Building near powerlines dangerous

Eskom notes an escalation in homes being built within power line servitudes without Eskom approval. This is not only against Eskom regulations but also poses several safety risks. Eskom therefore appeals to the public to stop doing this.

The land below and adjacent to a power line is called a servitude. This servitude belongs to the relevant landowner in that area, but Eskom has sole right to this land since Eskom must maintain and fix that line from time to time.

“The perception that power lines are harmless due to their size and overhead distance could not be more wrong. To ensure the safety of communities, residents are not allowed to live within power line servitudes because it is almost impossible to ensure their safety,” says Miranda Moahlodi, Senior Manager for Occupational Health and Safety at Eskom.

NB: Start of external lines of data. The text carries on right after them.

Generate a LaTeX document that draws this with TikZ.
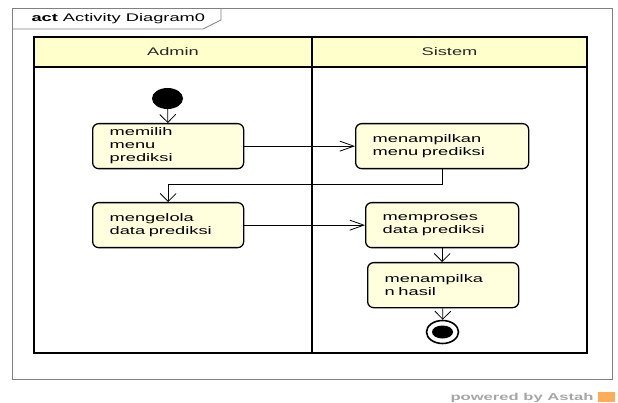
\documentclass[tikz,border=0pt]{standalone}
\usepackage{fontspec}
\setmainfont{Liberation Sans}[FakeStretch=1.66]
\usetikzlibrary{shapes.geometric,arrows.meta}
\definecolor{lanehead}{HTML}{FFFFCC}
\definecolor{actfill}{HTML}{FFFFDD}
\definecolor{framegray}{HTML}{808080}

\begin{document}
\begin{tikzpicture}[x=1pt,y=-1pt,
    action/.style={draw,line width=1.3pt,rounded corners=6pt,fill=actfill,anchor=north west,
      text width=117pt,inner xsep=17pt,minimum height=45pt,align=left,
      font=\fontsize{11}{13}\selectfont},
    startnode/.style={ellipse,fill=black,minimum width=31pt,minimum height=21pt,inner sep=0pt},
    endnode/.style={ellipse,draw,line width=1.6pt,minimum width=32pt,minimum height=23pt,inner sep=0pt},
    lane/.style={line width=2pt},
    lanetitle/.style={font=\fontsize{11}{13}\selectfont,text=black!85},
    flow/.style={line width=0.8pt},
    harrow/.style={flow,-{Straight Barb[length=14pt,width=10pt]}},
    varrow/.style={flow,-{Straight Barb[length=8pt,width=16pt]}}]
    \useasboundingbox (0,0) rectangle (618,403);
    \draw[framegray,line width=0.8pt] (12,8) rectangle (612,379);
    \draw[framegray,line width=0.8pt] (12,29) -- (203,29) -- (221,20) -- (221,8);
    \node[anchor=base west,font=\fontsize{11}{13}\selectfont] (title) at (28,22) {\textbf{act} Activity Diagram0};
    \fill[lanehead] (34,37) rectangle (587,67);
    \draw[lane] (34,37) rectangle (587,353);
    \draw[lane] (34,67) -- (587,67);
    \draw[lane] (312,37) -- (312,353);
    \node[lanetitle] (admin) at (173,52) {Admin};
    \node[lanetitle] (sistem) at (449.5,52) {Sistem};
    \node[startnode] (start) at (167.5,98.5) {};
    \node[action] (memilih) at (92,123) {memilih\\menu\\prediksi};
    \node[action,text width=139pt] (menampilkan) at (355,123) {menampilkan\\menu prediksi};
    \node[action] (mengelola) at (92,202) {mengelola\\data prediksi};
    \node[action,text width=119pt] (memproses) at (365,202) {memproses\\data prediksi};
    \node[action] (hasil) at (367,262) {menampilka\\n hasil};
    \node[endnode] (finish) at (442.5,332) {};
    \fill (finish.center) ellipse (10.5pt and 6.5pt);
    \draw[varrow] (start) -- (memilih);
    \draw[harrow] (memilih) -- (menampilkan);
    \draw[varrow] (menampilkan.south) -- ++(0,15) -| (mengelola.north);
    \draw[harrow] (mengelola) -- (memproses);
    \draw[varrow] (memproses.south) -- (memproses.south |- hasil.north);
    \draw[varrow] (hasil) -- (finish);
    \node[anchor=base east,text=black!35,font=\fontsize{10}{12}\selectfont\bfseries] (powered) at (597,400) {powered by Astah};
    \fill[orange!65] (598,392) rectangle (615,402);
\end{tikzpicture}
\end{document}
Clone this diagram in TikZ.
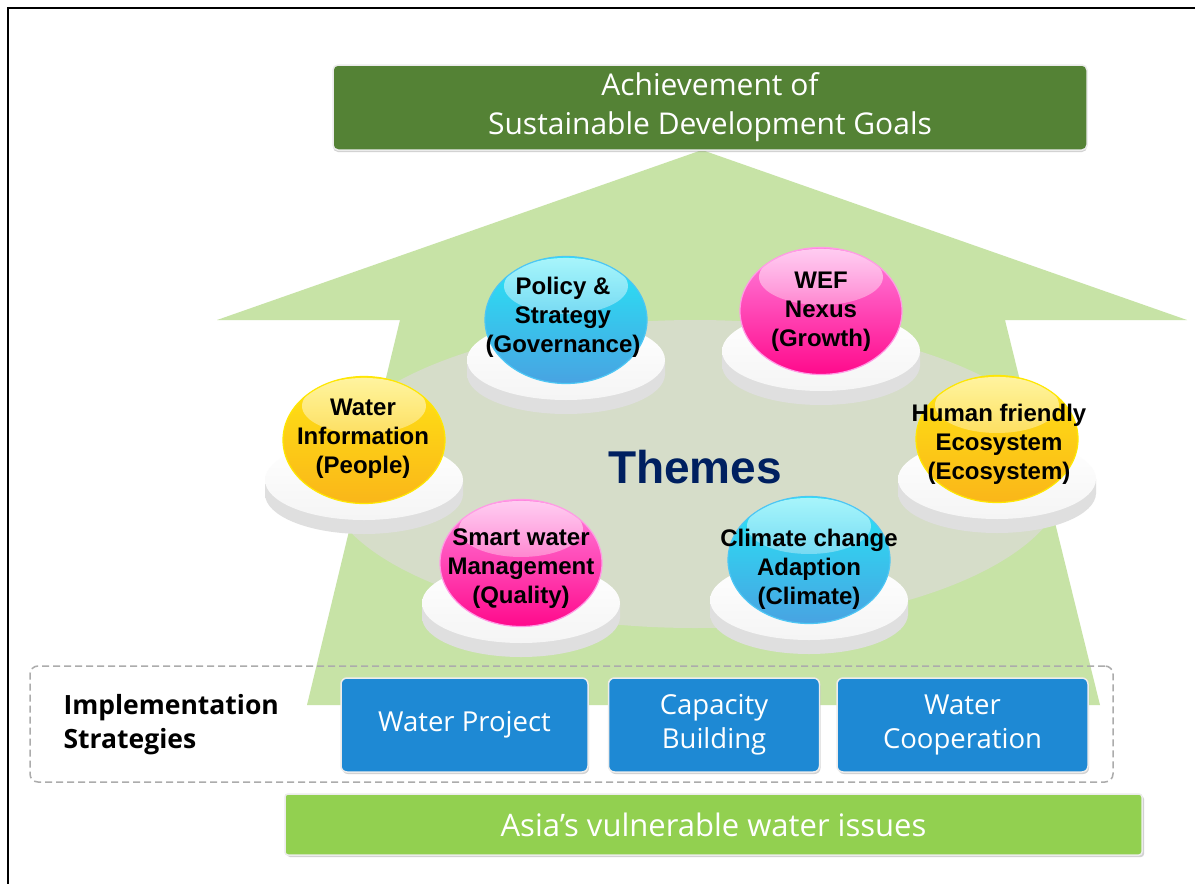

Electricity transmitted or distributed on power lines can be up to 765 000 volts. A fault anywhere on the power line may cause high current to flow down to the ground. If somebody is close to the line, fault current can flow through the person and kill him or her. Also, a conductor may break due to strong winds or bad weather and land on a shack/house or a person, which could kill or seriously hurt the inhabitants.
 There have been incidences where residents have been injured due to metal objects that have encounter live electricity. Metal is a particularly good conductor of electricity and there is a possibility of an arc to a shack built within a power line servitude. If lightning hits the line, as it does in many cases due to the height of a line, a flash of electricity may occur to the homes in the servitude.

“If Chiefs or traditional authorities want to give pieces of land to their people and these stands are in an Eskom servitude, they must speak to the local Eskom office. The traditional leaders and Eskom can then together make sure that all the people get pieces of land away from the power lines, ensuring their safety,” continues Moahlodi. At the same time developers should make sure that the required clearance is maintained when access roads are built crossing Eskom’s servitudes.

Beyond the direct safety issues this can cause, building close to power lines makes it difficult for Eskom to conduct infrastructure inspections, which can affect the supply of power in an area and hinder the early detection of issues that could cause major damage. Often too, Eskom staff need to remove or replace pieces of equipment when they maintain these lines, and these pieces of equipment, which are often heavy, could fall on the dwellings or people below the line. Eskom uses various types of machinery to maintain its power lines, such as big trucks, which require enough space to access the structure. Eskom also uses helicopters to perform live line maintenance, and as such it becomes risky to the people living under the lines.

“We hope that the public will heed this call and assist us by only building in designated areas that have been approved by the local municipality and government. We will continue to educate communities about electricity safety – ensuring that we all use electricity safely and responsibly, remains one of our central goals,” Moahlodi concludes.